A cura di Paola Signorino

L’attività della Società Umanitaria sin dagli esordi si caratterizzò per il superamento dell’idea di assistenza, tradizionalmente intesa, per affermare invece la necessità di mettere le persone bisognose nelle condizioni di “rilevarsi da sé medesime” e cioè offrire gli strumenti per il superamento delle condizioni di indigenza: istruzione, uffici di collocamento, opuscoli informativi ecc.
Anche nel far fronte all’emergenza causata dall’enorme afflusso di profughi a Milano all’indomani della disfatta di Caporetto l’Umanitaria non venne meno ai propri principi. Se, infatti, nei primissimi giorni si trattò di offrire assistenza a masse di persone disperate, fuggite dalle proprie abitazioni a causa dell’avanzata austriaca, ben presto si fece strada la necessità di strutturare l’opera di assistenza offrendo una serie di servizi che potessero offrire ai profughi alcuni strumenti di sussistenza.

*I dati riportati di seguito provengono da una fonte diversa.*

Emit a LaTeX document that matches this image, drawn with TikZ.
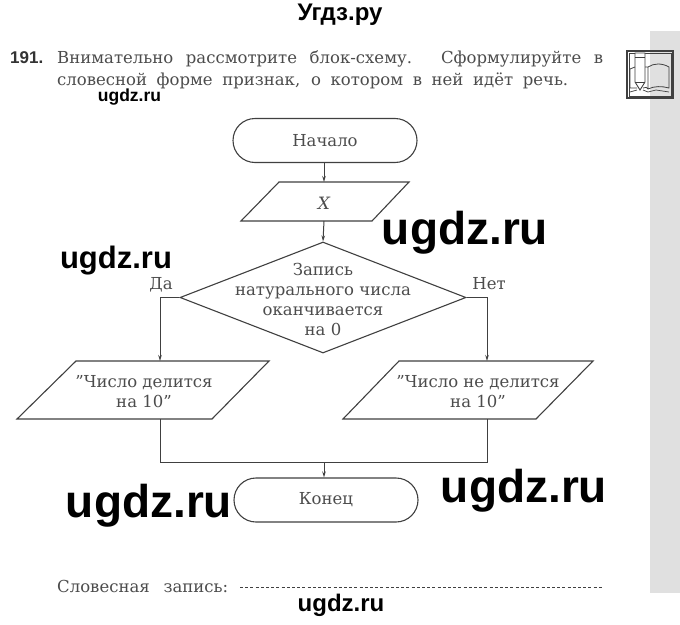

Fin dallo scoppio della guerra europea (estate 1914), l’Umanitaria mise a disposizione tutti i servizi della Casa degli Emigranti per accogliere migliaia di lavoratori che rimpatriavano dai paesi coinvolti nel conflitto. Al momento dell’ingresso in guerra del nostro paese, e in occasione dell’offensiva austriaca sull’altipiano di Asiago, ci si attrezzò per accogliere i nuovi profughi. Ma fu naturalmente dopo Caporetto che si dovette far fronte ad una autentica emergenza umanitaria: nell’arco di due mesi – tra l’ottobre e il dicembre 1917 – l’Umanitaria diede assistenza a più di 60.000 profughi. La Casa degli Emigranti, presso la Stazione Centrale, venne attrezzata per ospitare migliaia di persone di passaggio (pasti caldi, giacigli, vestiti vennero forniti a migliaia); una prima forma di assistenza sanitaria venne garantita dal servizio medico, si approntarono appositi spazi per i bambini, molti dei quali giungevano a Milano separati dalle proprie famiglie (se ne contarono circa 400).


Tuttavia, oltre a fronteggiare l’emergenza, l’Umanitaria (guidata dal senatore Luigi Della Torre) si preoccupò di allestire alcuni servizi in grado di permettere ai profughi di ricongiungersi con le proprie famiglie e poter trovare lavoro. Furono quindi fondamentali l’Ufficio di Ricerche e Informazioni, il quale provvide anche alla pubblicazione di un foglio periodico (“L’Umanitaria per i profughi”), e – di fondamentale importanza – l’Ufficio di collocamento per profughi: molti di loro, infatti, manifestarono il desiderio e il bisogno di poter provvedere alle proprie famiglie grazie ad un lavoro, per non pesare sulla beneficenza cittadina. Infine, vanno ricordati gli Asili e le scuole per i piccoli e l’ospitalità offerta presso la Villa Reale di Monza, che il sovrano aveva concesso in uso al Comune di Milano, dove trovarono alloggio circa 300 profughi, adulti e bambini: la gestione dei profughi venne affidata all’Umanitaria.
Naturalmente, questo enorme sforzo di aiuto e assistenza si svolse in collaborazione con l’amministrazione comunale, che creò un apposito Ufficio, l’Ufficio III del Comitato Centrale di assistenza per la guerra, in cui vennero coinvolte – insieme all’Umanitaria – moltissime altre istituzioni cittadine (Unione Femminile, Asilo Mariuccia, Camera del Lavoro, Opera Bonomelli, ecc.), disponendo di centinaia di volontari e volontarie.